2017-01-25 09:46:14 +0000
$ uname -vm
FreeBSD 12.0-CURRENT #18 4f888bf(drm-next): Wed Jan 18 14:31:26 UTC 2017 root@gauntlet:/usr/obj/usr/src/sys/GENERIC amd64

Instructions

The basic command to recursively tally files with a given extension looks like this.

sh

EXTENSION=.sh
ls -lR | grep "${EXTENSION}" | wc -l

The can be used as the basis of a shell script.
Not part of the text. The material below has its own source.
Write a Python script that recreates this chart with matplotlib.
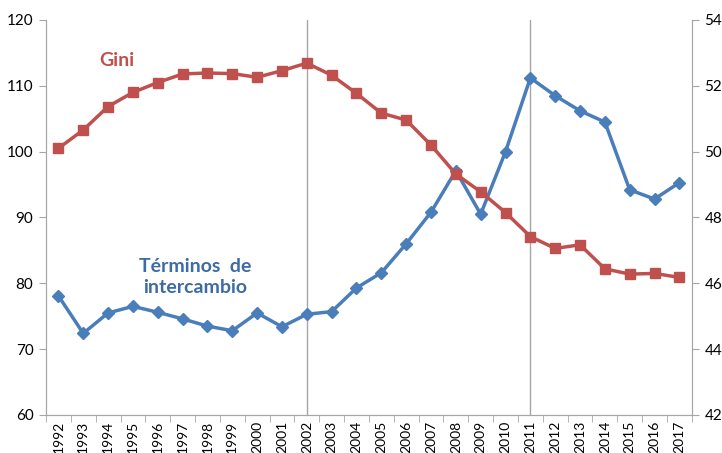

countfiles.sh complete listing

#!/bin/sh

countfiles() {
for extension in $@
do
count=$(ls -lR | grep "${extension}" | wc -l)
printf "${extension}\t${count}\n"
done
}

countfiles $@

The shell script can be used as follows.

chmod +x countfiles.sh
./countfiles.sh .java .kt .sh

Output will look something like this.

.java	     892
.kt 2
.sh 251

Obviously, the countfiles function can be entered in the shell or .profile. In that case it can be used as follows.

.profile partial listing

countfiles() {
for extension in $@
do
count=$(ls -lR | grep "${extension}" | wc -l)
printf "${extension}\t${count}\n"
done
}

sh

countfiles.sh .java .kt .sh

Obviously, the output is exactly the same as above.